I confess, I’m fascinated by all the opportunities to apply social networking principles to my business, even though I have no traceable ROI yet in dollars for time spent. But I’ve definitely experienced intangible business benefits in terms of visibility, lead generation and customer service, which are also important components of business.
Here are 6 successes I’ve had in the past 5 months by actively participating on LinkedIn, Twitter and blogging.
- I started a LinkedIn Group that has now has 42 members. Now that I know what I’m doing, I make it a point to *talk* to each member when he joins and when he posts questions. My goal is to use this group as a sort of market research/testing lab for some of my ideas. They’re all potential customers for me.
- I’ve been interviewed and/or quoted 4 times by reporters. Here’s the article link to one, a prestigious magazine and blog in the CRM industry. I’m quite sure that if I’d sent a press release or an unsolicited email to this reporter, I would not have had the same result. But I was on the right social network at the right time when she went looking for sources on her article. The second interview positioned me as a guest expert on sales lead generation for a complimentary service to mine, ReadyContacts. (One reporter was with another well-known national magazine for small business, exactly my target market.)
- I submitted one of my blog posts to Marketing Profs, which they published
- I was part of a “mastermind” conference call with 3 other fascinating database marketers I’d never met who are in another LinkedIn group I belong to. We debated whether the term “database marketing” has been rendered irrelevant in light of “new media.” (We decided “not technically”…but we enjoyed each other’s thinking so much, we’re scheduling another call.) The 360-degree view of customer data used to be very 2 dimensional. Customers came into a store or called up on the phone to place an order. It went into a database. The demographics of that customer determined what a company’s next action (direct mail! telemarketing! email! catalog!) he’d receive. No more. Now “database” resides in the “clouds,” such as RSS feeds, Twitter followers, Facebook friends, etc. A customer may call, email, text, tweet, post a status update or a combination of all before finally placing an order. Which channel gets the credit? How do you track it so you can duplicate success? These are questions that intrigue me, and I was able to find 3 more people online who felt the same way!

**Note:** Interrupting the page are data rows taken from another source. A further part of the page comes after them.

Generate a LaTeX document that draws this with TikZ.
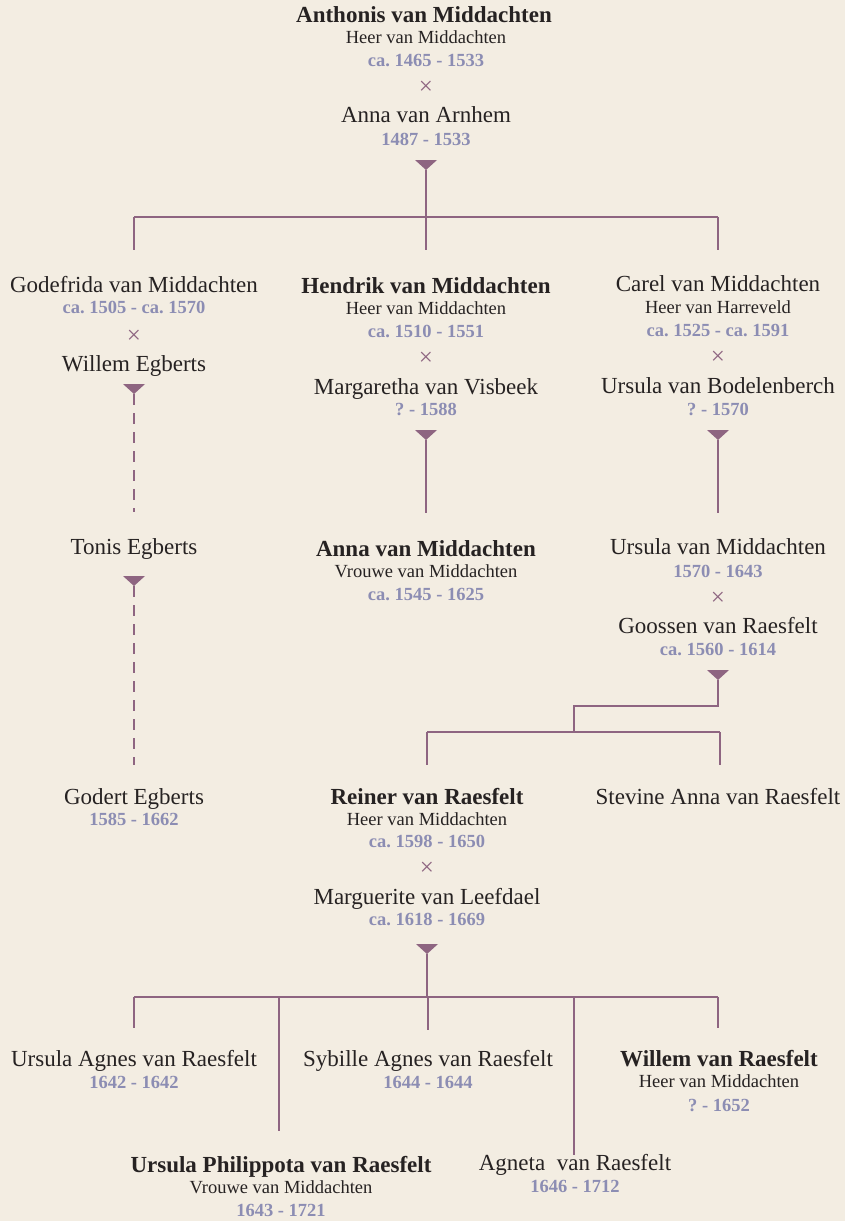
\documentclass[tikz,border=0pt]{standalone}
\usepackage{fontspec}
\setmainfont{Liberation Serif}
\definecolor{bg}{HTML}{F3EDE2}
\definecolor{ln}{HTML}{8E6581}
\definecolor{dt}{HTML}{8C8DB3}
\definecolor{tx}{HTML}{262222}
\frenchspacing
\begin{document}
\begin{tikzpicture}[x=1pt,y=-1pt,
 nm/.style={font=\fontsize{23}{26}\selectfont, text=tx, inner sep=0, anchor=base},
 nmb/.style={nm, font=\fontsize{23}{26}\selectfont\bfseries},
 sub/.style={font=\fontsize{18.5}{21}\selectfont, text=tx, inner sep=0, anchor=base},
 dat/.style={font=\fontsize{18.5}{21}\selectfont\bfseries, text=dt, inner sep=0, anchor=base},
 mx/.style={font=\fontsize{25}{25}\selectfont, text=ln, inner sep=0},
 con/.style={draw=ln, line width=2pt},
 dcon/.style={con, dash pattern=on 11pt off 8pt},
 tri/.style={fill=ln}]
\fill[bg] (0,0) rectangle (845,1221);
\useasboundingbox (0,0) rectangle (845,1221);
\newcommand{\mktri}[1]{\fill[ln] ([xshift=-11pt,yshift=10pt]#1) -- ([xshift=11pt,yshift=10pt]#1) -- (#1) -- cycle;}
% generation 1
\node[nmb] (anth) at (424,22) {Anthonis van Middachten};
\node[sub] (anths) at (426,43) {Heer van Middachten};
\node[dat] (anthd) at (426,66) {ca. 1465 - 1533};
\node[mx] (x1) at (426,88) {×};
\node[nm] (anna) at (426,122) {Anna van Arnhem};
\node[dat] (annad) at (426,145) {1487 - 1533};
\coordinate (t1) at (426,170);
\mktri{t1}
\coordinate (h1) at (426,217);
\coordinate (h1l) at (134,217);
\coordinate (h1r) at (718,217);
\draw[con] (t1) -- (h1);
\draw[con] (h1l) -- (h1r);
\coordinate (d1a) at (134,250);
\coordinate (d1b) at (426,250);
\coordinate (d1c) at (718,250);
\draw[con] (d1a |- h1) -- (d1a);
\draw[con] (d1b |- h1) -- (d1b);
\draw[con] (d1c |- h1) -- (d1c);
% generation 2
\node[nm] (gode) at (134,292) {Godefrida van Middachten};
\node[dat] (goded) at (134,313) {ca. 1505 - ca. 1570};
\node[mx] (x2) at (134,337) {×};
\node[nm] (wile) at (134,371) {Willem Egberts};
\coordinate (t2) at (134,394);
\mktri{t2}
\node[nmb] (hend) at (426,293) {Hendrik van Middachten};
\node[sub] (hends) at (426,314) {Heer van Middachten};
\node[dat] (hendd) at (426,337) {ca. 1510 - 1551};
\node[mx] (x3) at (426,359) {×};
\node[nm] (marg) at (426,394) {Margaretha van Visbeek};
\node[dat] (margd) at (426,415) {? - 1588};
\coordinate (t3) at (426,440);
\mktri{t3}
\node[nm] (care) at (718,291) {Carel van Middachten};
\node[sub] (cares) at (718,313) {Heer van Harreveld};
\node[dat] (cared) at (718,336) {ca. 1525 - ca. 1591};
\node[mx] (x4) at (718,358) {×};
\node[nm] (ursb) at (718,393) {Ursula van Bodelenberch};
\node[dat] (ursbd) at (718,415) {? - 1570};
\coordinate (t4) at (718,440);
\mktri{t4}
\coordinate (e2) at (134,512);
\coordinate (e3) at (426,513);
\coordinate (e4) at (718,513);
\draw[dcon] (t2) -- (e2);
\draw[con] (t3) -- (e3);
\draw[con] (t4) -- (e4);
% generation 3
\node[nm] (toni) at (134,554) {Tonis Egberts};
\coordinate (t5) at (134,586);
\mktri{t5}
\coordinate (e5) at (134,765);
\draw[dcon] (t5) -- (e5);
\node[nmb] (annm) at (426,556) {Anna van Middachten};
\node[sub] (annms) at (426,577) {Vrouwe van Middachten};
\node[dat] (annmd) at (426,600) {ca. 1545 - 1625};
\node[nm] (ursm) at (718,554) {Ursula van Middachten};
\node[dat] (ursmd) at (718,577) {1570 - 1643};
\node[mx] (x5) at (718,599) {×};
\node[nm] (goos) at (718,633) {Goossen van Raesfelt};
\node[dat] (goosd) at (718,655) {ca. 1560 - 1614};
\coordinate (t6) at (718,680);
\mktri{t6}
\coordinate (k1) at (718,706);
\coordinate (k2) at (574,706);
\coordinate (k3) at (574,732);
\coordinate (h3l) at (427,732);
\coordinate (h3r) at (720,732);
\draw[con] (t6) -- (k1) -- (k2) -- (k3);
\draw[con] (h3l) -- (h3r);
\coordinate (d3a) at (427,765);
\coordinate (d3b) at (720,765);
\draw[con] (d3a |- h3l) -- (d3a);
\draw[con] (d3b |- h3l) -- (d3b);
% generation 4
\node[nm] (gode2) at (134,804) {Godert Egberts};
\node[dat] (gode2d) at (134,825) {1585 - 1662};
\node[nmb] (rein) at (427,804) {Reiner van Raesfelt};
\node[sub] (reins) at (427,825) {Heer van Middachten};
\node[dat] (reind) at (427,847) {ca. 1598 - 1650};
\node[mx] (x6) at (427,869) {×};
\node[nm] (marl) at (427,904) {Marguerite van Leefdael};
\node[dat] (marld) at (427,925) {ca. 1618 - 1669};
\coordinate (t7) at (427,954);
\mktri{t7}
\node[nm] (stev) at (718,804) {Stevine Anna van Raesfelt};
\coordinate (h4) at (427,997);
\coordinate (h4l) at (134,997);
\coordinate (h4r) at (718,997);
\draw[con] (t7) -- (h4);
\draw[con] (h4l) -- (h4r);
\coordinate (d4a) at (134,1028);
\coordinate (d4b) at (279,1131);
\coordinate (d4c) at (428,1030);
\coordinate (d4d) at (574,1155);
\coordinate (d4e) at (718,1028);
\draw[con] (d4a |- h4) -- (d4a);
\draw[con] (d4b |- h4) -- (d4b);
\draw[con] (d4c |- h4) -- (d4c);
\draw[con] (d4d |- h4) -- (d4d);
\draw[con] (d4e |- h4) -- (d4e);
% generation 5
\node[nm] (ursa) at (134,1066) {Ursula Agnes van Raesfelt};
\node[dat] (ursad) at (134,1088) {1642 - 1642};
\node[nm] (sybi) at (428,1066) {Sybille Agnes van Raesfelt};
\node[dat] (sybid) at (428,1088) {1644 - 1644};
\node[nmb] (wilr) at (719,1066) {Willem van Raesfelt};
\node[sub] (wilrs) at (719,1087) {Heer van Middachten};
\node[dat] (wilrd) at (719,1111) {? - 1652};
\node[nmb] (ursp) at (281,1172) {Ursula Philippota van Raesfelt};
\node[sub] (ursps) at (281,1193) {Vrouwe van Middachten};
\node[dat] (urspd) at (281,1216) {1643 - 1721};
\node[nm] (agne) at (575,1170) {Agneta\ \ van Raesfelt};
\node[dat] (agned) at (575,1192) {1646 - 1712};
\end{tikzpicture}
\end{document}
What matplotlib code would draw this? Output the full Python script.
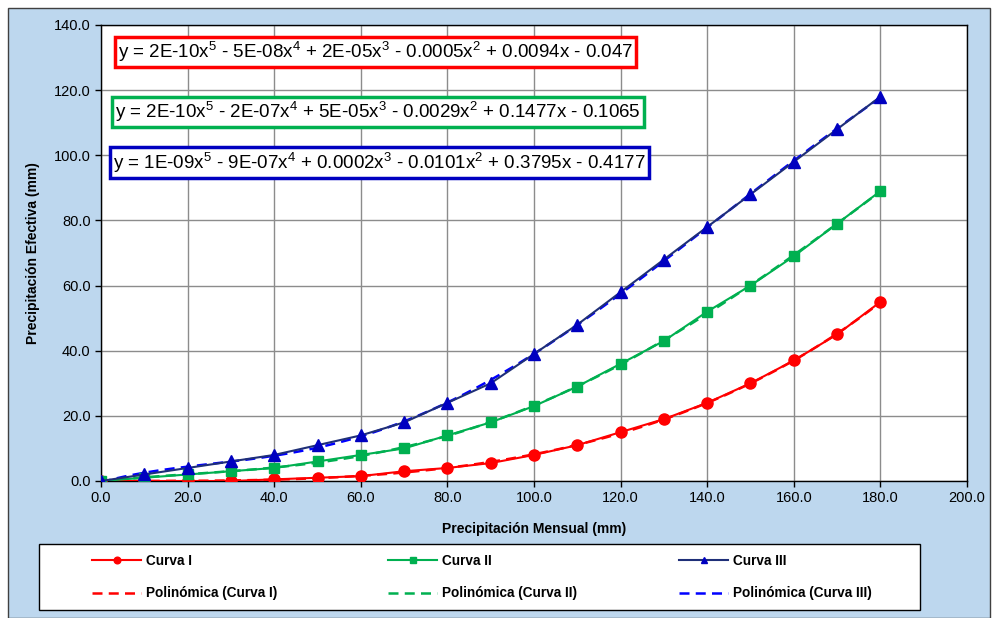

- I was asked to speak twice on how to use social media for business. First for a marketing with technology seminar and second as an adjunct professor for St. Louis Community College on how to find referral partners with Twitter.
- Best of all, I conquered the 800# Automated Attendant. Putting on MY customer hat now, here’s an amazing customer service story about Charter Communications and my Internet service (actually lack thereof). The punch line is: I didn’t call the 800# technical support line; instead, a real human helped me fix my problem via Twitter. The story was so incredible to me (hey, I’ve used Charter for 11 years now and prior “customer service” experiences were not good) that I put this one into its own blog post.
None of the first 5 results are unusual or unexpected. I’ve always been involved with business networking, I look for good PR opportunities and I search for speaking gigs that put me in front of business people who can use my services.
The difference in using social media to accomplish these things is velocity. Before social networking, I averaged approximately 12-15 speeches per year and got interviewed once or twice a year. I’m beginning to see a direct payoff between my time investment in LinkedIn and Twitter and results like this. I anticipate if I keep having success like this, sales will happen because historically for me, speaking and PR leads to business.
It’s true that not every company has a business reason to use social media–yet. Its customers may not be online using social networks. But there’s no doubt all business is moving in this direction.